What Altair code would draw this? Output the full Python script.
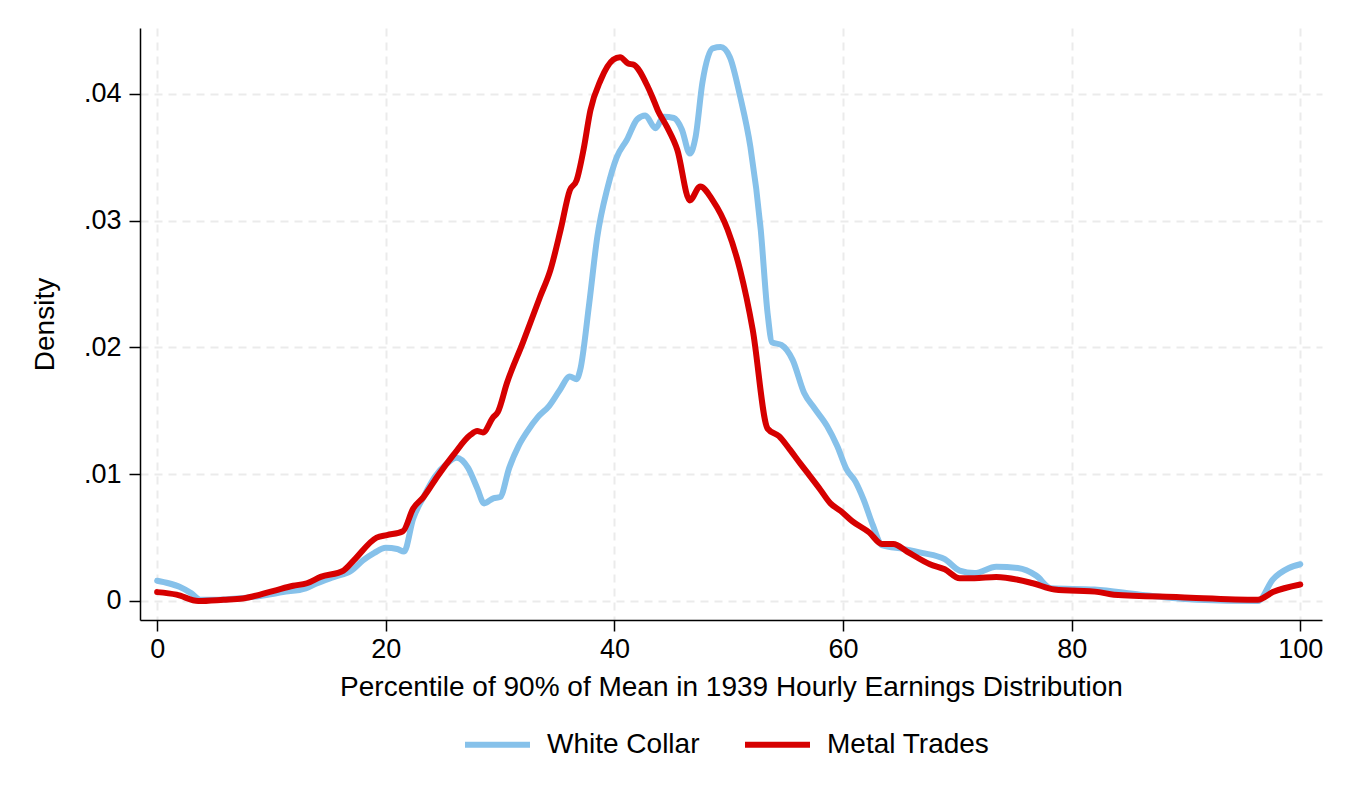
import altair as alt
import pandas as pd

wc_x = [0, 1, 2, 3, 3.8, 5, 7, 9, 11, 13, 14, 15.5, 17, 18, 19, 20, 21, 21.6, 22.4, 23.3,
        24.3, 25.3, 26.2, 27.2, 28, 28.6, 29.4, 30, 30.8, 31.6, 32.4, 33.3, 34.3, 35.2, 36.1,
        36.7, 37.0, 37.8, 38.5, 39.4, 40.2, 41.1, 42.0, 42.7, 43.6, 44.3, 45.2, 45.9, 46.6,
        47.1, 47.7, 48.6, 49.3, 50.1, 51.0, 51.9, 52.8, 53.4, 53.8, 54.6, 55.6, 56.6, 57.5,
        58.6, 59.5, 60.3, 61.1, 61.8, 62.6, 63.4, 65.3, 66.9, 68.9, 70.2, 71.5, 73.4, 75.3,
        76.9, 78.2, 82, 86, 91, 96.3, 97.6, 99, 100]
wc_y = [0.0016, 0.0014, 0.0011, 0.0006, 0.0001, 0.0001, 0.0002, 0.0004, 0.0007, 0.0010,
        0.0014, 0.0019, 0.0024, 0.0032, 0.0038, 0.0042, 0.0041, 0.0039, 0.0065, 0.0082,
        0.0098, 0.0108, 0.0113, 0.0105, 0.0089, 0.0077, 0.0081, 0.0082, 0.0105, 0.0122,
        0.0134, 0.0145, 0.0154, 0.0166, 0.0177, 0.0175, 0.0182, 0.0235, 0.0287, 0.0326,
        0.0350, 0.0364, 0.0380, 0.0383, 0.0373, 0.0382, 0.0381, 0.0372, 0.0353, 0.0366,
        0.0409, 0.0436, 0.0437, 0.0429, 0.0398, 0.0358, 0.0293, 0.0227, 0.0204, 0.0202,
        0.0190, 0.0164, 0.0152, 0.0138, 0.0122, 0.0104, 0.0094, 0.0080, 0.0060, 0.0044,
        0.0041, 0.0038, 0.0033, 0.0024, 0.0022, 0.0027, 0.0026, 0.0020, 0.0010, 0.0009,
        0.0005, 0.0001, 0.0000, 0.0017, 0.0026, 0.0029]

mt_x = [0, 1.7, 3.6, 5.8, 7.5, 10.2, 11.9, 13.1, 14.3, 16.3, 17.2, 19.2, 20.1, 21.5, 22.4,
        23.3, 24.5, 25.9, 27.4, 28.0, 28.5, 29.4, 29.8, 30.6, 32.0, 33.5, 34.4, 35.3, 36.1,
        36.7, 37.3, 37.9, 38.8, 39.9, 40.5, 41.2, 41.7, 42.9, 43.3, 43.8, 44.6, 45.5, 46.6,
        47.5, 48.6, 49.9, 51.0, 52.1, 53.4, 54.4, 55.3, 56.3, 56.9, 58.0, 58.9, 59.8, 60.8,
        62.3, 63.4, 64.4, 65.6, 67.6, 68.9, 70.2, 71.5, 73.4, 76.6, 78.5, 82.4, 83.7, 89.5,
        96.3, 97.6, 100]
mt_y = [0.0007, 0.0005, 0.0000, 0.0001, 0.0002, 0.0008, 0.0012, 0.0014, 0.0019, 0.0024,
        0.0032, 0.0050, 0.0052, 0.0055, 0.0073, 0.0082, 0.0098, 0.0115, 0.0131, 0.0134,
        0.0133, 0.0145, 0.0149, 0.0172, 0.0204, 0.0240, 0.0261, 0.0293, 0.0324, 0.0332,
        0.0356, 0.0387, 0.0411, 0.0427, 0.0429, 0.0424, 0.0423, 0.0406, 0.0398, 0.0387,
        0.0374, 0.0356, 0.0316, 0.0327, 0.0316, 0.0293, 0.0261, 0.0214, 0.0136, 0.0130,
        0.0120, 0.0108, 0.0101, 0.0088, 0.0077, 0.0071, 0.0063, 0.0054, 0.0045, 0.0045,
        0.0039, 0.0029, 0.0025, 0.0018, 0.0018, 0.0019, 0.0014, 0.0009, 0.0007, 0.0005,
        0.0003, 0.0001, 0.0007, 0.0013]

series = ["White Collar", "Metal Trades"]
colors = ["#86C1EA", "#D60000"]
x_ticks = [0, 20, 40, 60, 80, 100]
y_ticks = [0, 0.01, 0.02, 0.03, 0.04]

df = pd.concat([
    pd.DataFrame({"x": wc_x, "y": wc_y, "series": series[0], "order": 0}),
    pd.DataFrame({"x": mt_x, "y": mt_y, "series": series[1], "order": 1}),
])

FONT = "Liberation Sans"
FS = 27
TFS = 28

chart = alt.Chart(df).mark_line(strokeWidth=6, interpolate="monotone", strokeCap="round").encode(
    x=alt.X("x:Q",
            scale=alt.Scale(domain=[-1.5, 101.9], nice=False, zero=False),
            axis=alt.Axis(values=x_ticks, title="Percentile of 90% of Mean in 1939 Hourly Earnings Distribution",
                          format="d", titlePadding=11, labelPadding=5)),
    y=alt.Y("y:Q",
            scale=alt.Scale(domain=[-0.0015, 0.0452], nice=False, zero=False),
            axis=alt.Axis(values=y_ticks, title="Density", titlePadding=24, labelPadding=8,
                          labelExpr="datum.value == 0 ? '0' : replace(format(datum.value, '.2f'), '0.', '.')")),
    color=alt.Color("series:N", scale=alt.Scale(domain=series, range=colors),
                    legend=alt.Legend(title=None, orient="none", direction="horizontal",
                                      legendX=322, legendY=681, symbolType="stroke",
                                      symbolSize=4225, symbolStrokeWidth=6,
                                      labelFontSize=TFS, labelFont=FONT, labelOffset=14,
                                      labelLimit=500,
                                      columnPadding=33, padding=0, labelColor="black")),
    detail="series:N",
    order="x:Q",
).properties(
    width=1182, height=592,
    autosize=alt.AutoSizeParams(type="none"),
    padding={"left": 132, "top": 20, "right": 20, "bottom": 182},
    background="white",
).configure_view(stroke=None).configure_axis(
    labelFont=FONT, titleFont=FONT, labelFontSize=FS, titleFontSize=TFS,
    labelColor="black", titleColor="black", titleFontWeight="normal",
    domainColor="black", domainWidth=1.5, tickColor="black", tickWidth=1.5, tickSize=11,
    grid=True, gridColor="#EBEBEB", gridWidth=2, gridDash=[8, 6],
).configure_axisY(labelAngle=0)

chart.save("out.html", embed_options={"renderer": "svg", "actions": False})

§

Instructions for the task »
Leave out the pictures and repeat the lines from the start of the material through the line with "0.0005, 0.0001, 0.0000, 0.0017, 0.0026, 0.0029]", inclusive.

Task answer »
What Altair code would draw this? Output the full Python script.
import altair as alt
import pandas as pd

wc_x = [0, 1, 2, 3, 3.8, 5, 7, 9, 11, 13, 14, 15.5, 17, 18, 19, 20, 21, 21.6, 22.4, 23.3,
        24.3, 25.3, 26.2, 27.2, 28, 28.6, 29.4, 30, 30.8, 31.6, 32.4, 33.3, 34.3, 35.2, 36.1,
        36.7, 37.0, 37.8, 38.5, 39.4, 40.2, 41.1, 42.0, 42.7, 43.6, 44.3, 45.2, 45.9, 46.6,
        47.1, 47.7, 48.6, 49.3, 50.1, 51.0, 51.9, 52.8, 53.4, 53.8, 54.6, 55.6, 56.6, 57.5,
        58.6, 59.5, 60.3, 61.1, 61.8, 62.6, 63.4, 65.3, 66.9, 68.9, 70.2, 71.5, 73.4, 75.3,
        76.9, 78.2, 82, 86, 91, 96.3, 97.6, 99, 100]
wc_y = [0.0016, 0.0014, 0.0011, 0.0006, 0.0001, 0.0001, 0.0002, 0.0004, 0.0007, 0.0010,
        0.0014, 0.0019, 0.0024, 0.0032, 0.0038, 0.0042, 0.0041, 0.0039, 0.0065, 0.0082,
        0.0098, 0.0108, 0.0113, 0.0105, 0.0089, 0.0077, 0.0081, 0.0082, 0.0105, 0.0122,
        0.0134, 0.0145, 0.0154, 0.0166, 0.0177, 0.0175, 0.0182, 0.0235, 0.0287, 0.0326,
        0.0350, 0.0364, 0.0380, 0.0383, 0.0373, 0.0382, 0.0381, 0.0372, 0.0353, 0.0366,
        0.0409, 0.0436, 0.0437, 0.0429, 0.0398, 0.0358, 0.0293, 0.0227, 0.0204, 0.0202,
        0.0190, 0.0164, 0.0152, 0.0138, 0.0122, 0.0104, 0.0094, 0.0080, 0.0060, 0.0044,
        0.0041, 0.0038, 0.0033, 0.0024, 0.0022, 0.0027, 0.0026, 0.0020, 0.0010, 0.0009,
        0.0005, 0.0001, 0.0000, 0.0017, 0.0026, 0.0029]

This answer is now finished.